Full disclosure: I don't have confidence I've accounted for every change in przlib here. However, with the change we still pass the zlib specs we passed prior to this change and I've managed to successfully install a gem with this code in place. So, while there may very well be something broken, we are able to run at least one complicated use case without incident.

The basic idea here is przlib really expects String to function well as a byte buffer. E.g., it'll allocate a 64 KB string and then execute String#setbyte on each position. Currently, with ropes, this results in the construction of 64K ConcatRope instances and degrades to linked list performance for any String#getbyte calls.

There are likely improvements we can make to ropes to better support this use case, but we need zlib working now. I anticipate all of this code being replaced with something native, so I took some liberties in modifying files in place. If we need to, we can also revert the commit or merge later on.

I've also added specs for Rubinius::ByteArray. They're not comprehensive and nor is the API -- it's for internal use so I don't think we need to support all the various call forms that String does. E.g., I rewrote any form of String#[Range] to Rubinius::ByteArray[index, length].

Prior to this change, przlib used Strings as byte buffers. This owes a lot to the legacy of Ruby Strings being litle more than dumb byte arrays in Ruby < 1.9. However, these usage patterns do not work terribly well with alternative String representations, such as ropes. By switching to a dedicated byte buffer type we can achive much better performance than with rope-backed Strings and use a more suitable API.

bjfish · 2016-12-18T23:49:21Z

I'm curious if it fixes the case mentioned here: #4133

chrisseaton

I haven't been annoyed by zlib. Have you been annoyed enough to make this worthwhile?

Why can't we use a String that uses a mutable byte[] instead of a rope? We already have a mutable rope for that don't we? przlib won't be the only code that doesn't play well with our current system for ropes.

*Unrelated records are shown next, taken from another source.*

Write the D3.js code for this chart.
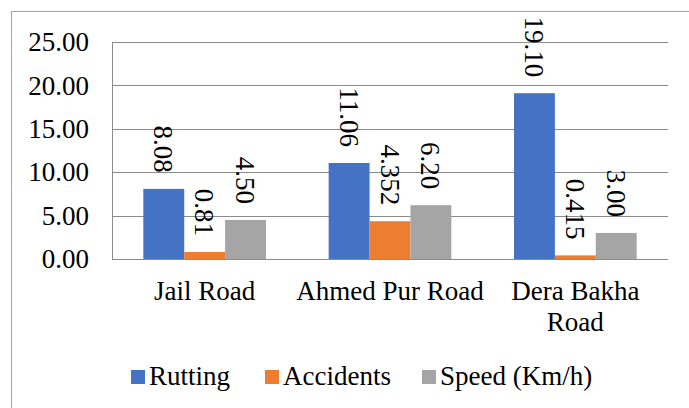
<!DOCTYPE html>
<html>
<head>
<meta charset="utf-8">
<script src="https://cdn.jsdelivr.net/npm/d3@7"></script>
<style>
  html, body { margin: 0; padding: 0; background: #fff; }
  svg.c { display: block; }
  svg.c text, svg.c tspan {
    font-family: "Liberation Serif", "Times New Roman", Tinos, FreeSerif, "Noto Serif CJK SC", monospace !important;
  }
</style>
</head>
<body>
<svg class="c" width="689" height="408" font-family="Liberation Serif"></svg>
<script>
// ---- data ----
const categories = [["Jail Road"], ["Ahmed Pur Road"], ["Dera Bakha", "Road"]];
const seriesNames = ["Rutting", "Accidents", "Speed (Km/h)"];
const rutting = [8.08, 11.06, 19.10];
const accidents = [0.81, 4.352, 0.415];
const speed = [4.50, 6.20, 3.00];
const ruttingLabels = ["8.08", "11.06", "19.10"];
const accidentsLabels = ["0.81", "4.352", "0.415"];
const speedLabels = ["4.50", "6.20", "3.00"];
const yTicks = [0, 5, 10, 15, 20, 25];
const colors = ["#4472C4", "#ED7D31", "#A5A5A5"];

const seriesValues = [rutting, accidents, speed];
const seriesLabels = [ruttingLabels, accidentsLabels, speedLabels];

const svg = d3.select("svg.c");
const fontSize = 27;

function addText(parent, x, y, str, anchor, rot, dy) {
  const g = parent.append("g")
    .attr("transform", `translate(${x},${y}) rotate(${rot || 0})`);
  g.append("text")
    .attr("font-family", "Liberation Serif")
    .style("font-family", `"Liberation Serif", "Times New Roman", Tinos, FreeSerif, monospace`)
    .attr("font-size", fontSize)
    .attr("fill", "#000")
    .attr("text-anchor", anchor || "start")
    .attr("dy", dy || 0)
    .text(str);
  return g;
}

// outer chart border
svg.append("rect")
  .attr("x", 11.5).attr("y", 11.5)
  .attr("width", 720).attr("height", 420)
  .attr("fill", "none").attr("stroke", "#a6a6a6").attr("stroke-width", 1);

const plot = { left: 112, right: 668, top: 42, bottom: 259 };

const y = d3.scaleLinear().domain([0, 25]).range([plot.bottom, plot.top]);
const x0 = d3.scaleBand().domain(d3.range(categories.length)).range([plot.left, plot.right]).padding(0);
const groupW = x0.bandwidth() * 0.662;
const x1 = d3.scaleBand().domain(d3.range(seriesNames.length))
  .range([0, groupW]).padding(0);

// gridlines
svg.append("g").selectAll("line").data(yTicks.filter(t => t > 0)).join("line")
  .attr("x1", plot.left).attr("x2", plot.right)
  .attr("y1", d => Math.round(y(d)) + 0.5).attr("y2", d => Math.round(y(d)) + 0.5)
  .attr("stroke", "#8c8c8c").attr("stroke-width", 1);

// y tick labels
const yLab = svg.append("g");
yTicks.forEach(t => addText(yLab, 89, y(t), d3.format(".2f")(t), "end", 0, "0.34em"));

// bars
const groups = svg.append("g").selectAll("g").data(categories).join("g")
  .attr("transform", (d, i) => `translate(${x0(i) + (x0.bandwidth() - groupW) / 2},0)`);

groups.each(function(cat, ci) {
  const g = d3.select(this);
  seriesValues.forEach((vals, si) => {
    g.append("rect")
      .attr("x", x1(si)).attr("width", x1.bandwidth())
      .attr("y", y(vals[ci])).attr("height", y(0) - y(vals[ci]))
      .attr("fill", colors[si]);
  });
  seriesValues.forEach((vals, si) => {
    const cx = x1(si) + x1.bandwidth() / 2;
    const ty = y(vals[ci]) - 16;
    addText(g, cx, ty, seriesLabels[si][ci], "end", 90, "0.35em");
  });
});

// left axis line and baseline
svg.append("line")
  .attr("x1", plot.left + 0.5).attr("x2", plot.left + 0.5)
  .attr("y1", plot.top).attr("y2", plot.bottom + 0.5)
  .attr("stroke", "#8c8c8c");
svg.append("line")
  .attr("x1", plot.left).attr("x2", plot.right)
  .attr("y1", Math.round(y(0)) + 0.5).attr("y2", Math.round(y(0)) + 0.5)
  .attr("stroke", "#8c8c8c");

// category labels
const catG = svg.append("g");
categories.forEach((lines, i) => {
  lines.forEach((ln, li) => {
    addText(catG, x0(i) + x0.bandwidth() / 2, 300 + li * 31, ln, "middle", 0, 0);
  });
});

// legend (entry offsets)
const legendX = [131, 265, 422];
const legend = svg.append("g");
seriesNames.forEach((name, i) => {
  legend.append("rect")
    .attr("x", legendX[i]).attr("y", 370)
    .attr("width", 14).attr("height", 14)
    .attr("fill", colors[i]);
  addText(legend, legendX[i] + 18, 384.5, name, "start", 0, 0);
});
</script>
</body>
</html>
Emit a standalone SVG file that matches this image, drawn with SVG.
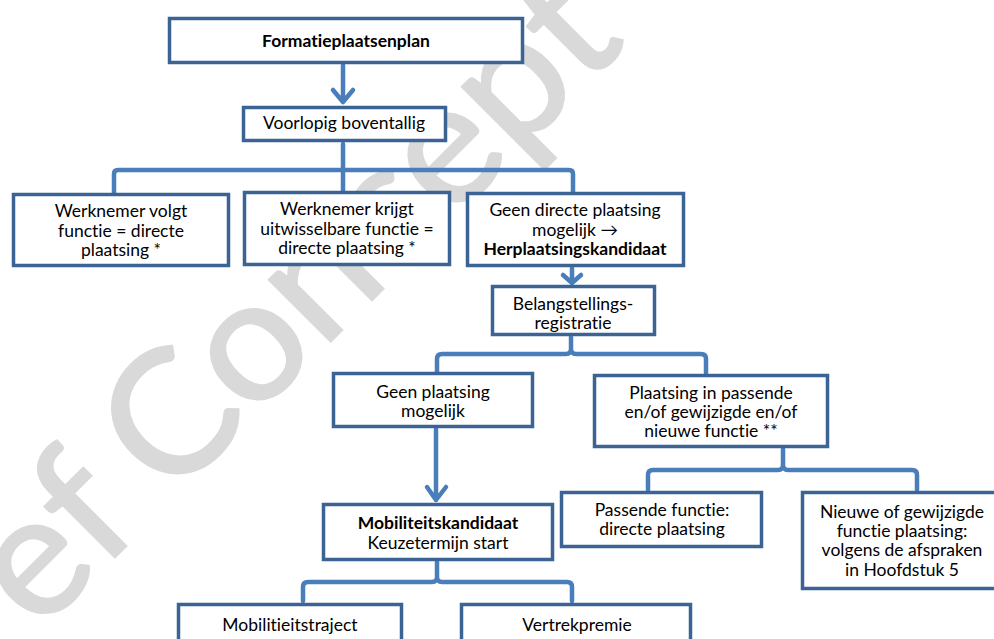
<svg xmlns="http://www.w3.org/2000/svg" width="994" height="639" viewBox="0 0 994 639">
<style>
.wm{font-family:Lato,"Liberation Sans",sans-serif;font-size:172px;fill:#d9d9d9;stroke:#d9d9d9;stroke-width:2.5;font-variant-ligatures:none}
.box{fill:#fff;stroke:#3b6393;stroke-width:3.5}
.t{font-family:Lato,"Noto Sans","Liberation Sans",sans-serif;font-size:17.5px;fill:#000;text-anchor:middle;font-variant-ligatures:none;font-feature-settings:"liga" 0}
.b{font-weight:bold}
.c{fill:none;stroke:#4a7ebb;stroke-width:4.5;stroke-linecap:round;stroke-linejoin:round}
</style>
<rect width="994" height="639" fill="#fff"/>
<g id="watermark">
<text class="wm" transform="translate(38,634) rotate(-45)" textLength="152" lengthAdjust="spacingAndGlyphs">ef</text>
<text class="wm" transform="translate(170,502) rotate(-45)" textLength="648" lengthAdjust="spacingAndGlyphs">Concept</text>
</g>
<g id="connectors">
<path class="c" d="M343,65 V102 M333,90 L343,102 L353,90"/>
<path class="c" d="M343,144 V191 M114,193 V174 Q114,170 118,170 H569 Q573,170 573,174 V192"/>
<path class="c" d="M572,268 V283 M563,275 L572,283 L581,275"/>
<path class="c" d="M437,372 V359 Q437,354 442,354 H566 Q571,354 571,349 V337 M571,349 Q571,354 576,354 H701 Q706,354 706,359 V373"/>
<path class="c" d="M436,429 V500 M427,487 L436,500 L446,487"/>
<path class="c" d="M303,601 V587 Q303,582 308,582 H432 Q437,582 437,577 V562 M437,577 Q437,582 442,582 H567 Q572,582 572,587 V601"/>
<path class="c" d="M648,490 V475 Q648,470 653,470 H778 Q783,470 783,465 V449 M783,465 Q783,470 788,470 H912 Q917,470 917,475 V490"/>
</g>
<g id="n_formatie">
<rect class="box" x="169.5" y="18.5" width="353" height="44"/>
<text class="t b" x="346" y="47">Formatieplaatsenplan</text>
</g>
<g id="n_voorlopig">
<rect class="box" x="243.5" y="107.5" width="202" height="33"/>
<text class="t" x="344" y="129">Voorlopig boventallig</text>
</g>
<g id="n_volgt">
<rect class="box" x="13.5" y="194.5" width="215" height="71"/>
<text class="t" x="121" y="217">Werknemer volgt</text>
<text class="t" x="121" y="236.5">functie = directe</text>
<text class="t" x="121" y="256">plaatsing *</text>
</g>
<g id="n_krijgt">
<rect class="box" x="244.5" y="192.5" width="205" height="72"/>
<text class="t" x="347" y="215">Werknemer krijgt</text>
<text class="t" x="347" y="234.5">uitwisselbare functie =</text>
<text class="t" x="347" y="254">directe plaatsing *</text>
</g>
<g id="n_geen_direct">
<rect class="box" x="467.5" y="193.5" width="216" height="72"/>
<text class="t" x="575" y="216">Geen directe plaatsing</text>
<text class="t" x="575" y="235.5">mogelijk →</text>
<text class="t b" x="575" y="254.5">Herplaatsingskandidaat</text>
</g>
<g id="n_belang">
<rect class="box" x="492.5" y="286.5" width="162" height="48"/>
<text class="t" x="573" y="310">Belangstellings-</text>
<text class="t" x="573" y="329">registratie</text>
</g>
<g id="n_geen_plaatsing">
<rect class="box" x="333.5" y="373.5" width="199" height="53"/>
<text class="t" x="433" y="398">Geen plaatsing</text>
<text class="t" x="433" y="417">mogelijk</text>
</g>
<g id="n_plaatsing_in">
<rect class="box" x="594.5" y="375.5" width="233" height="71"/>
<text class="t" x="711" y="399">Plaatsing in passende</text>
<text class="t" x="711" y="418">en/of gewijzigde en/of</text>
<text class="t" x="711" y="437">nieuwe functie **</text>
</g>
<g id="n_mobiliteits">
<rect class="box" x="323.5" y="504.5" width="229" height="55"/>
<text class="t b" x="438" y="529">Mobiliteitskandidaat</text>
<text class="t" x="438" y="549">Keuzetermijn start</text>
</g>
<g id="n_passende">
<rect class="box" x="561.5" y="492.5" width="200" height="54"/>
<text class="t" x="662" y="516">Passende functie:</text>
<text class="t" x="662" y="535">directe plaatsing</text>
</g>
<g id="n_nieuwe">
<rect class="box" x="802.5" y="492.5" width="200" height="96"/>
<text class="t" x="902" y="518">Nieuwe of gewijzigde</text>
<text class="t" x="902" y="537">functie plaatsing:</text>
<text class="t" x="902" y="556">volgens de afspraken</text>
<text class="t" x="902" y="575.5">in Hoofdstuk 5</text>
</g>
<g id="n_mobtraject">
<rect class="box" x="178.5" y="604.5" width="223" height="60"/>
<text class="t" x="290" y="631">Mobilitieitstraject</text>
</g>
<g id="n_vertrek">
<rect class="box" x="461.5" y="604.5" width="229" height="60"/>
<text class="t" x="577" y="631">Vertrekpremie</text>
</g>
</svg>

chrisseaton · 2016-12-19T07:09:54Z

truffle/src/main/ruby/core/byte_array.rb

+
+module Rubinius
+class ByteArray
+


Do we not usually indent twice?

None of the nested Rubinius module code is indented twice. I just followed that style. E.g., see the various Rubinius::FFI classes.

OTOH, string_mirror.rb and process_mirror.rb indent. I think it's better to indent, as that's the most common style for Ruby code.

pitr-ch

Seems good as a temporary solution. How difficult is it to replace whole rope tree with mutable version after it reaches certain depth? Although if merged, we lose a good pathological test-case for ropes.

eregon · 2016-12-19T11:17:13Z

spec/truffle/specs/truffle/byte_array/index_spec.rb

+  describe 'with index and length' do
+
+    it 'should return the index corresponding to the first occurrence of the value' do
+


Traditionally in specs, there is no extra vertical space before/after it, describe or around the example code.
IMHO it hurts readability.

eregon · 2016-12-19T11:19:49Z

truffle/src/main/java/org/jruby/truffle/core/rubinius/ByteArrayNodes.java

        @Specialization
        public DynamicObject allocate(DynamicObject rubyClass) {
-            throw new RaiseException(coreExceptions().typeErrorAllocatorUndefinedFor(rubyClass, this));
+            return allocateObjectNode.allocate(rubyClass, ByteList.EMPTY_BYTELIST);


This sounds dangerous, the EMPTY_BYTELIST might not remain empty very long.

It's immediately replaced in initialize. I can make the field @Nullable instead.

You could define ByteArray.new so allocation and initialization would not need to be split. @Nullable seems fine too.

eregon · 2016-12-19T12:13:25Z

Wild idea: could we just use an Array instead of ByteArray here? It would take more space in memory, but require no new code except changes in pr-zlib.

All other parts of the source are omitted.